> _TO BE DONE_
Leave the pictures out and write out exactly the lines from the top of the entries through the line containing "campania = [94.5, 86.0, 75.0, 64.0, 51.5, None]".

|---|

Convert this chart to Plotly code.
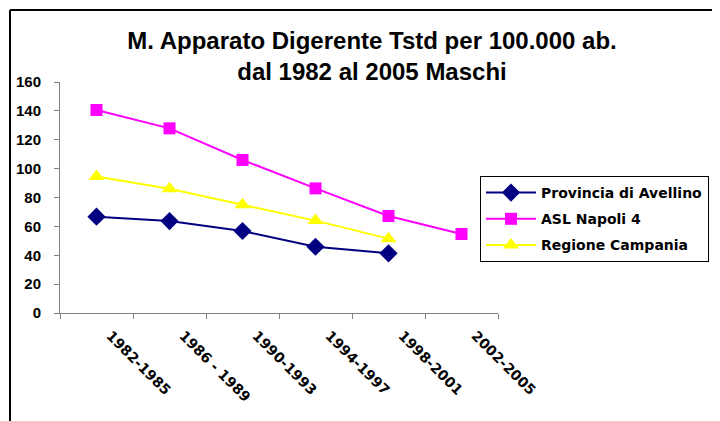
import plotly.graph_objects as go

periods = ["1982-1985", "1986 - 1989", "1990-1993", "1994-1997", "1998-2001", "2002-2005"]
avellino = [66.7, 63.7, 56.8, 45.9, 41.3, None]
napoli4 = [140.6, 127.9, 106.0, 86.3, 67.2, 54.7]
campania = [94.5, 86.0, 75.0, 64.0, 51.5, None]

series_names = ["Provincia di Avellino", "ASL Napoli 4", "Regione Campania"]
y_ticks = [0, 20, 40, 60, 80, 100, 120, 140, 160]

# page body adds an 8px offset; figure coordinates below are screen minus 8
OFF = 8
W, H = 720 - OFF, 421 - OFF
L, R, T, B = 60 - OFF, 222, 82 - OFF, 108
pw, ph = W - L - R, H - T - B

def px_x(x):
    return (x - OFF - L) / pw

def px_y(y):
    return (H - B - (y - OFF)) / ph

fig = go.Figure()
fig.add_trace(go.Scatter(x=periods, y=avellino, name=series_names[0], mode="lines+markers",
                         line=dict(color="#000080", width=2), legendgroup="a",
                         marker=dict(symbol="diamond", size=14, color="#000080")))
fig.add_trace(go.Scatter(x=periods, y=napoli4, name=series_names[1], mode="lines+markers",
                         line=dict(color="#FF00FF", width=2), legendgroup="b",
                         marker=dict(symbol="square", size=12, color="#FF00FF")))
fig.add_trace(go.Scatter(x=periods, y=campania, name=series_names[2], mode="lines+markers",
                         line=dict(color="#FFFF00", width=2), legendgroup="c",
                         marker=dict(symbol="triangle-up", size=14, color="#FFFF00")))

fig.update_layout(
    width=W, height=H,
    margin=dict(l=L, r=R, t=T, b=B, autoexpand=False),
    paper_bgcolor="white", plot_bgcolor="white",
    title=dict(text="<b>M. Apparato Digerente Tstd per 100.000 ab.<br>dal 1982 al 2005 Maschi</b>",
               x=(372 - OFF) / W, xanchor="center", xref="container",
               y=1 - 41 / H, yanchor="top", yref="container",
               font=dict(family="Liberation Sans", size=24, color="black")),
    showlegend=True,
    legend=dict(x=px_x(480), y=px_y(176), xanchor="left", yanchor="top",
                bordercolor="black", borderwidth=1, bgcolor="white",
                tracegroupgap=5, itemwidth=50,
                font=dict(family="DejaVu Sans", size=14, color="black", weight="bold")),
    xaxis=dict(type="category", range=[-0.5, 5.5], showgrid=False, automargin=False,
               showline=True, linecolor="#808080", linewidth=1,
               ticks="outside", ticklen=5, tickcolor="#808080", tickson="boundaries",
               tickangle=45, ticklabelshift=14, ticklabelstandoff=8,
               tickfont=dict(family="DejaVu Sans", size=14, color="black", weight="bold")),
    yaxis=dict(range=[0, 160], tickvals=y_ticks, showgrid=False, automargin=False,
               showline=True, linecolor="#808080", linewidth=1, zeroline=False,
               ticks="outside", ticklen=5, tickcolor="#808080", ticklabelstandoff=10,
               tickfont=dict(family="Liberation Sans", size=15, color="black", weight="bold")),
)

# outer chart frame (left and top edges)
fig.add_shape(type="line", xref="paper", yref="paper",
              x0=px_x(10), y0=px_y(440), x1=px_x(10), y1=px_y(10),
              line=dict(color="black", width=2))
fig.add_shape(type="line", xref="paper", yref="paper",
              x0=px_x(10), y0=px_y(10), x1=px_x(740), y1=px_y(10),
              line=dict(color="black", width=2))

fig.write_html("out.html")
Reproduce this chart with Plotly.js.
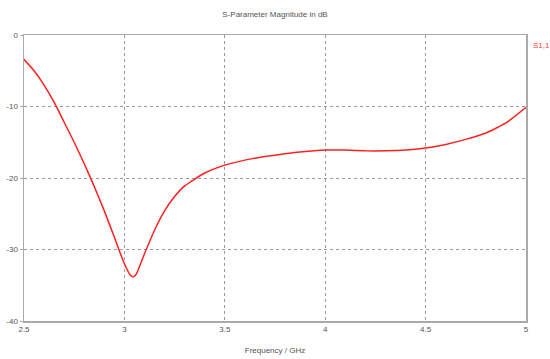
<!DOCTYPE html>
<html>
<head>
<meta charset="utf-8">
<script src="https://cdn.plot.ly/plotly-3.0.1.min.js"></script>
<style>html,body{margin:0;padding:0;background:#fff;}#chart{width:550px;height:359px;}</style>
</head>
<body>
<div id="chart"></div>
<script>
const freqGHz = [2.5, 2.55, 2.6, 2.65, 2.7, 2.75, 2.8, 2.85, 2.9, 2.95, 3.0, 3.03, 3.045, 3.06, 3.1, 3.15, 3.2, 3.25, 3.3, 3.4, 3.5, 3.6, 3.7, 3.8, 3.9, 4.0, 4.1, 4.2, 4.3, 4.4, 4.5, 4.6, 4.7, 4.8, 4.9, 5.0];
const s11dB = [-3.4, -5.0, -7.0, -9.4, -12.2, -15.0, -18.0, -21.2, -24.6, -28.3, -32.0, -33.6, -33.8, -33.4, -30.6, -27.3, -24.6, -22.6, -21.1, -19.3, -18.2, -17.5, -17.0, -16.6, -16.3, -16.1, -16.1, -16.2, -16.2, -16.1, -15.8, -15.3, -14.6, -13.7, -12.3, -10.1];
const xTicks = [2.5, 3, 3.5, 4, 4.5, 5];
const yTicks = [0, -10, -20, -30, -40];
const seriesName = "S1,1";

const font = {family: "Liberation Sans, Arial, sans-serif", size: 8, color: "#555"};

Plotly.newPlot("chart", [{
  x: freqGHz, y: s11dB, type: "scatter", mode: "lines", name: seriesName,
  line: {color: "#ff2020", width: 1.5, shape: "spline", smoothing: 0.5},
  showlegend: false
}], {
  width: 550, height: 359,
  margin: {l: 24, r: 24, t: 35, b: 38},
  paper_bgcolor: "#fff", plot_bgcolor: "#fff",
  font: font,
  title: {text: "S-Parameter Magnitude in dB", font: {family: font.family, size: 8, color: "#555"}, x: 0.5, xanchor: "center", y: 0.96, yanchor: "middle"},
  xaxis: {
    range: [2.5, 5], tickvals: xTicks, ticktext: xTicks.map(String),
    showgrid: true, gridcolor: "#999", griddash: "dot", gridwidth: 1,
    showline: true, linecolor: "#aaa", linewidth: 1.5, mirror: true,
    ticks: "", zeroline: false, tickfont: font,
    title: {text: "Frequency / GHz", font: font, standoff: 14}
  },
  yaxis: {
    range: [-40, 0], tickvals: yTicks, ticktext: yTicks.map(String),
    showgrid: true, gridcolor: "#999", griddash: "dot", gridwidth: 1,
    showline: true, linecolor: "#aaa", linewidth: 1.5, mirror: true,
    ticks: "outside", ticklen: 3, tickcolor: "#aaa", zeroline: false, tickfont: font
  },
  annotations: [{
    text: seriesName, xref: "paper", yref: "paper", x: 1, y: 1, xanchor: "left", yanchor: "top",
    xshift: 5, yshift: -4, showarrow: false, font: {family: font.family, size: 8, color: "#ff4040"}
  }]
}, {staticPlot: true, displayModeBar: false});
</script>
</body>
</html>
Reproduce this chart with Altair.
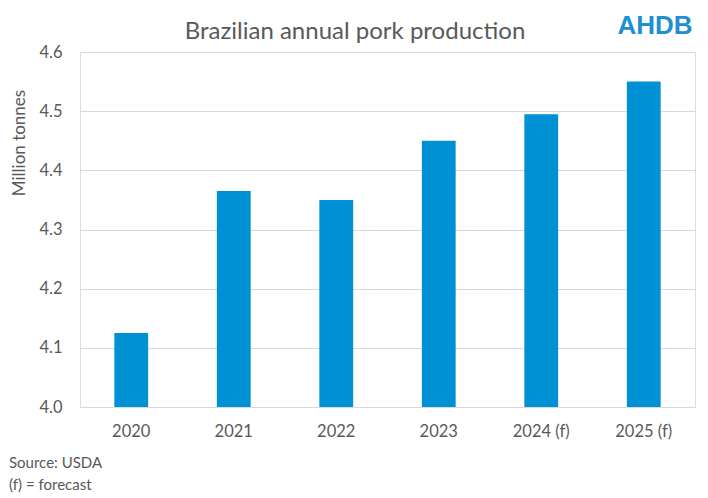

|---|

> _EXERCISE OUTPUT_
Convert this chart to Plotly code.
import plotly.graph_objects as go

periods = ["1982-1985", "1986 - 1989", "1990-1993", "1994-1997", "1998-2001", "2002-2005"]
avellino = [66.7, 63.7, 56.8, 45.9, 41.3, None]
napoli4 = [140.6, 127.9, 106.0, 86.3, 67.2, 54.7]
campania = [94.5, 86.0, 75.0, 64.0, 51.5, None]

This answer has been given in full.